Grundler: “I think what goes on, especially when you’re a young band working with a new label and an amazing producer like Rick, is so many visions that come into the fold. … Rick tried to lend a hand in creating the vision that he felt was best for the group. Of course, at the time, I was encouraging that vision because he’s The Man. I was just trying to make a record and get it out to the masses — that’s what I was concentrating on.
“So when I say that [Division] was a record I always wanted to make, it’s because when I was writing these songs, I didn’t have the stigma of a label pushing me, saying, ‘Well, no, you should do this,’ or ‘We really want you to go in this direction.’ Or the producer: ‘We really think it should be this direction.’ I got to be the last say on it, and that really empowered me and gave me the confidence to really dig down deep and write the songs that needed to be written for this record.”
That’s a lot of pressure to put on yourself.
Grundler: “It is. But I’ll tell you, if I was younger, yeah, I think I’d feel a little scared. But from the experience I’ve had in the past — working with Rick Rubin [and other producers] — I got a lot of know-how and knowledge from them. I got to go to the school of learning how to produce, and I took all that knowledge and put it to use.”
Talk about your personal and musical relationship with bassist Alex Parnell, who goes back to the Paloalto days.
Grundler: “He’s definitely a key factor in the soul behind [this] band. He and I met for the first lineup of Paloalto; he was one of the first members I met. He has such passion for music, and it’s great to have that wingman who pushes you and keep reassuring you that what you’re doing is soulful.
“He’s been that guy, but unfortunately [around the time of] the second Paloalto record, he had to move back home [to Seattle] because his father was dying. It was a big moment for all of us. … We remained friends, and when he moved back to Los Angeles, I was already working with another bass player. And as luck would have it, that guy had to move on, and the spot opened up. And [Parnell] said, ‘I think I’m ready to do this again.’ And I said, ‘I’d love to have you.’

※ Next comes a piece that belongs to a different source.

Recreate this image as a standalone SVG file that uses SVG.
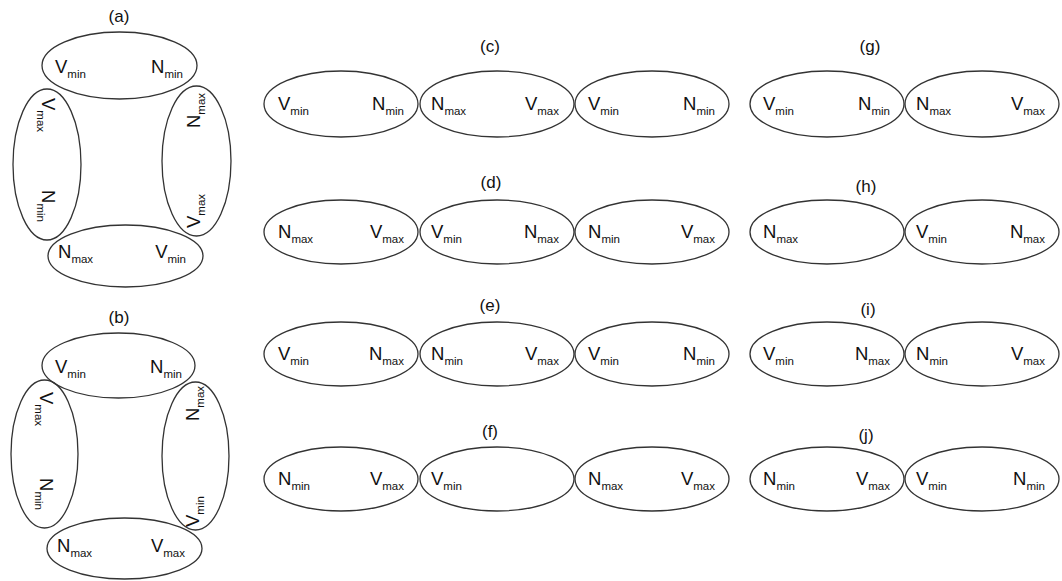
<svg xmlns="http://www.w3.org/2000/svg" width="1062" height="581" viewBox="0 0 1062 581">
<style>
.e{fill:none;stroke:#333;stroke-width:1.3}
.t{font-family:"Liberation Sans",Arial,sans-serif;font-size:18.5px;fill:#111}
.s{font-size:11.5px}
.l{font-family:"Liberation Sans",Arial,sans-serif;font-size:17px;fill:#111;text-anchor:middle}
.r{text-anchor:end}
</style>
<rect width="1062" height="581" fill="#fff"/>
<g id="panel-a">
<text class="l" x="119" y="22">(a)</text>
<g id="a-top"><ellipse class="e" cx="119.5" cy="65.5" rx="77.5" ry="33.5"/>
<text class="t" x="55" y="73">V<tspan class="s" dy="5">min</tspan></text>
<text class="t r" x="183" y="73">N<tspan class="s" dy="5">min</tspan></text></g>
<g id="a-left"><ellipse class="e" cx="47" cy="164.5" rx="34" ry="75.5"/>
<text class="t" transform="translate(42,98) rotate(90)">V<tspan class="s" dy="5">max</tspan></text>
<text class="t" transform="translate(42,190) rotate(90)">N<tspan class="s" dy="5">min</tspan></text></g>
<g id="a-right"><ellipse class="e" cx="196.5" cy="161" rx="34.5" ry="75"/>
<text class="t" transform="translate(200,128) rotate(-90)">N<tspan class="s" dy="5">max</tspan></text>
<text class="t" transform="translate(200,228) rotate(-90)">V<tspan class="s" dy="5">max</tspan></text></g>
<g id="a-bottom"><ellipse class="e" cx="125.5" cy="256" rx="77.5" ry="31"/>
<text class="t" x="58" y="258">N<tspan class="s" dy="5">max</tspan></text>
<text class="t r" x="186" y="258">V<tspan class="s" dy="5">min</tspan></text></g>
</g>
<g id="panel-b">
<text class="l" x="119" y="323">(b)</text>
<g id="b-top"><ellipse class="e" cx="118.5" cy="365.5" rx="76.5" ry="32.5"/>
<text class="t" x="55" y="373">V<tspan class="s" dy="5">min</tspan></text>
<text class="t r" x="182" y="373">N<tspan class="s" dy="5">min</tspan></text></g>
<g id="b-left"><ellipse class="e" cx="44.5" cy="454" rx="33.5" ry="74"/>
<text class="t" transform="translate(40,392) rotate(90)">V<tspan class="s" dy="5">max</tspan></text>
<text class="t" transform="translate(40,478) rotate(90)">N<tspan class="s" dy="5">min</tspan></text></g>
<g id="b-right"><ellipse class="e" cx="195.5" cy="456" rx="33.5" ry="74"/>
<text class="t" transform="translate(199,421) rotate(-90)">N<tspan class="s" dy="5">max</tspan></text>
<text class="t" transform="translate(199,527) rotate(-90)">V<tspan class="s" dy="5">min</tspan></text></g>
<g id="b-bottom"><ellipse class="e" cx="124.5" cy="548.5" rx="77.5" ry="30.5"/>
<text class="t" x="57" y="552">N<tspan class="s" dy="5">max</tspan></text>
<text class="t r" x="185" y="552">V<tspan class="s" dy="5">max</tspan></text></g>
</g>
<g id="panel-c">
<text class="l" x="490" y="52">(c)</text>
<g id="c1"><ellipse class="e" cx="341" cy="104" rx="77" ry="33"/>
<text class="t" x="278" y="110">V<tspan class="s" dy="5">min</tspan></text>
<text class="t r" x="404" y="110">N<tspan class="s" dy="5">min</tspan></text></g>
<g id="c2"><ellipse class="e" cx="497" cy="104" rx="77" ry="33"/>
<text class="t" x="431" y="110">N<tspan class="s" dy="5">max</tspan></text>
<text class="t r" x="559" y="110">V<tspan class="s" dy="5">max</tspan></text></g>
<g id="c3"><ellipse class="e" cx="652" cy="104" rx="77" ry="33"/>
<text class="t" x="588" y="110">V<tspan class="s" dy="5">min</tspan></text>
<text class="t r" x="715" y="110">N<tspan class="s" dy="5">min</tspan></text></g>
</g>
<g id="panel-d">
<text class="l" x="491" y="188">(d)</text>
<g id="d1"><ellipse class="e" cx="341" cy="232" rx="77" ry="32"/>
<text class="t" x="278" y="238">N<tspan class="s" dy="5">max</tspan></text>
<text class="t r" x="404" y="238">V<tspan class="s" dy="5">max</tspan></text></g>
<g id="d2"><ellipse class="e" cx="497" cy="232" rx="77" ry="32"/>
<text class="t" x="431" y="238">V<tspan class="s" dy="5">min</tspan></text>
<text class="t r" x="559" y="238">N<tspan class="s" dy="5">max</tspan></text></g>
<g id="d3"><ellipse class="e" cx="652" cy="232" rx="77" ry="32"/>
<text class="t" x="588" y="238">N<tspan class="s" dy="5">min</tspan></text>
<text class="t r" x="715" y="238">V<tspan class="s" dy="5">max</tspan></text></g>
</g>
<g id="panel-e">
<text class="l" x="490" y="311">(e)</text>
<g id="e1"><ellipse class="e" cx="341" cy="354" rx="77" ry="32"/>
<text class="t" x="278" y="360">V<tspan class="s" dy="5">min</tspan></text>
<text class="t r" x="404" y="360">N<tspan class="s" dy="5">max</tspan></text></g>
<g id="e2"><ellipse class="e" cx="497" cy="354" rx="77" ry="32"/>
<text class="t" x="431" y="360">N<tspan class="s" dy="5">min</tspan></text>
<text class="t r" x="559" y="360">V<tspan class="s" dy="5">max</tspan></text></g>
<g id="e3"><ellipse class="e" cx="652" cy="354" rx="77" ry="32"/>
<text class="t" x="588" y="360">V<tspan class="s" dy="5">min</tspan></text>
<text class="t r" x="715" y="360">N<tspan class="s" dy="5">min</tspan></text></g>
</g>
<g id="panel-f">
<text class="l" x="490" y="437">(f)</text>
<g id="f1"><ellipse class="e" cx="341" cy="479" rx="77" ry="32"/>
<text class="t" x="278" y="485">N<tspan class="s" dy="5">min</tspan></text>
<text class="t r" x="404" y="485">V<tspan class="s" dy="5">max</tspan></text></g>
<g id="f2"><ellipse class="e" cx="497" cy="479" rx="77" ry="32"/>
<text class="t" x="431" y="485">V<tspan class="s" dy="5">min</tspan></text></g>
<g id="f3"><ellipse class="e" cx="652" cy="479" rx="77" ry="32"/>
<text class="t" x="588" y="485">N<tspan class="s" dy="5">max</tspan></text>
<text class="t r" x="715" y="485">V<tspan class="s" dy="5">max</tspan></text></g>
</g>
<g id="panel-g">
<text class="l" x="870" y="52">(g)</text>
<g id="g1"><ellipse class="e" cx="827" cy="104" rx="77" ry="33"/>
<text class="t" x="763" y="110">V<tspan class="s" dy="5">min</tspan></text>
<text class="t r" x="890" y="110">N<tspan class="s" dy="5">min</tspan></text></g>
<g id="g2"><ellipse class="e" cx="982" cy="104" rx="77" ry="33"/>
<text class="t" x="916" y="110">N<tspan class="s" dy="5">max</tspan></text>
<text class="t r" x="1045" y="110">V<tspan class="s" dy="5">max</tspan></text></g>
</g>
<g id="panel-h">
<text class="l" x="866" y="192">(h)</text>
<g id="h1"><ellipse class="e" cx="827" cy="232" rx="77" ry="32"/>
<text class="t" x="763" y="238">N<tspan class="s" dy="5">max</tspan></text></g>
<g id="h2"><ellipse class="e" cx="982" cy="232" rx="77" ry="32"/>
<text class="t" x="916" y="238">V<tspan class="s" dy="5">min</tspan></text>
<text class="t r" x="1045" y="238">N<tspan class="s" dy="5">max</tspan></text></g>
</g>
<g id="panel-i">
<text class="l" x="868" y="315">(i)</text>
<g id="i1"><ellipse class="e" cx="827" cy="354" rx="77" ry="32"/>
<text class="t" x="763" y="360">V<tspan class="s" dy="5">min</tspan></text>
<text class="t r" x="890" y="360">N<tspan class="s" dy="5">max</tspan></text></g>
<g id="i2"><ellipse class="e" cx="982" cy="354" rx="77" ry="32"/>
<text class="t" x="916" y="360">N<tspan class="s" dy="5">min</tspan></text>
<text class="t r" x="1045" y="360">V<tspan class="s" dy="5">max</tspan></text></g>
</g>
<g id="panel-j">
<text class="l" x="866" y="441">(j)</text>
<g id="j1"><ellipse class="e" cx="827" cy="479" rx="77" ry="32"/>
<text class="t" x="763" y="485">N<tspan class="s" dy="5">min</tspan></text>
<text class="t r" x="890" y="485">V<tspan class="s" dy="5">max</tspan></text></g>
<g id="j2"><ellipse class="e" cx="982" cy="479" rx="77" ry="32"/>
<text class="t" x="916" y="485">V<tspan class="s" dy="5">min</tspan></text>
<text class="t r" x="1045" y="485">N<tspan class="s" dy="5">min</tspan></text></g>
</g>
<g id="connectors"/>
</svg>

“He really brought this thundery, eighth-note bass rock, like Paul Simonon from The Clash, and that was something [the music] was missing. When he came in, during the first couple of rehearsals, I thought, ‘Yeah, there it is.’ ”
I have a feeling that calling the band Golden State has more to do with getting to a certain place spiritually than it does a Los Angeles band borrowing California’s nickname. Can you explain the meaning — or meanings — behind the name?
Grundler: “A lot of people joke about it because we were Paloalto, which is a city in California, and now we’re Golden State. So the next band is going to be The Country or U.S.A. (laughs).
“But there definitely are deeper meanings. As a writer, you’re constantly trying to find the best song; you’re constantly trying to find that state, that place where you feel comfortable and you feel the most confident. And Golden State really is the meaning behind that.”
So how does an emerging band from Los Angeles end up with a song in promos for the royal wedding of Prince William and Kate Middleton?
Grundler: “[In deadpan voice] Well, you know, we’re close friends with the royal family and … No, it was a song I wrote with a friend of mine. The BBC was looking for a track, and I have a great girl who does all of my [song] licensing. She got it to them, they fell in love with the track and wanted to use it, and that’s really how it happened. I think they got the approval from the royal family because they had to for the stuff they used in the promos. They approved it, and we were rockin’ and rollin’ in the U.K. It really was great exposure, I have to say.”